When considering a machine design, understanding takt rate is extremely important. A machine that needs to complete a process in 30 seconds will look different from a machine that has 180 seconds to complete the same task. Knowing how fast the machine needs to operate comes from the takt rate calculation.
Takt rate has two elements – available time that the machine has for operation and product demand over that time frame. I usually prefer to work in a weekly time format. An example is a two-shift operation using 10-hour shifts, two paid 10-minute breaks per shift, a five-minute huddle at start and a five-minute cleanup at the end of each shift. There is also an unpaid 30-minute lunch break on each shift. We have 20 hours minus 40 minutes of breaks, 10 minutes of huddles and 10 minutes of cleaning. The unpaid lunch is not included as we are only looking at 10 hours, not the 10.5 hours personnel are present per shift. This leaves us 19 available hours per day x four days per week = 76 hours available per week. Demand for the product is 3200 parts per week. You can look at takt many ways and you need to find the one that best fits the situation. Parts per hour is 42 – hours per part is 0.02375 – minutes per part is 1.43 – seconds per part is 86. From a machine design viewpoint, I prefer to use 86 seconds. I can visualize one part being made in 86 seconds easier than I can visualize 42 parts being made in one hour. For a supervisor, 42 parts per hour is preferable. One other note on demand. Make sure to understand the projected growth for your product over the next three-to-five years. You don’t want to design a machine that is at max capacity in one year. Your designs should last three-to-five years at a minimum.
Now that you understand how fast to operate, you need to balance that time against your process time. Can one machine complete the needed processes in takt? When thinking about the process, don’t just consider the value-added time. You need to think in terms of the entire cycle – load, process, unload, check, aside. Will the operator be running more than one piece of equipment that may cause some wait time at this operation? You should be working with manufacturing on a standard work combination sheet if that’s the case. Are there dwell times in the process for cooling, heating, curing? What about fatigue and delay of the operator – especially in 10- and 12-hour environments? By now, you should have determined the number of machines needed and what each machine will be doing. Take your time during the sizing step – get this wrong and you’ll be fighting your design the rest of the way.
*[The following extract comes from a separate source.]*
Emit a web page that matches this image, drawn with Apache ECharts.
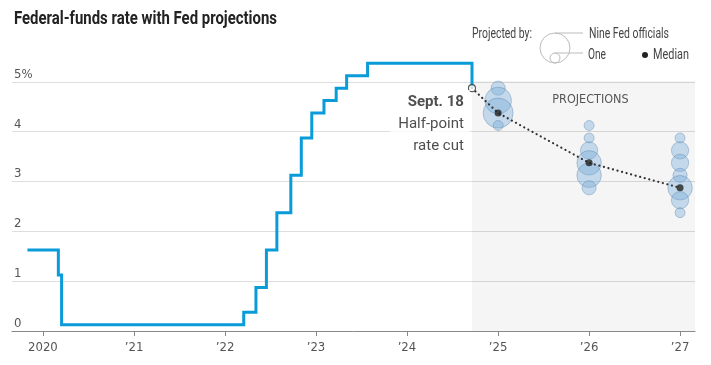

Ideally, the machine would not have a foot print much larger than the parts being processed. That is the ideal, but a machine designer must deal with reality. For a lean operation, width of the machine should be as narrow as possible. When machines are narrow, we can place multiple machines in an area and minimize the operator’s walk time. Wide machines spread the cell out and cause more walk time. In a Chaku-Chaku line the machines are usually placed in a U shape or two parallel lines. Narrow machines will create the smallest foot print for the operator. If the machine has some larger processing components associated with it, think about the larger components being in the rear of the machine and maintaining the narrow width. Increase depth to save width. Height of the machine is another design element that will be discussed later, but please consider line of sight to and from the work area.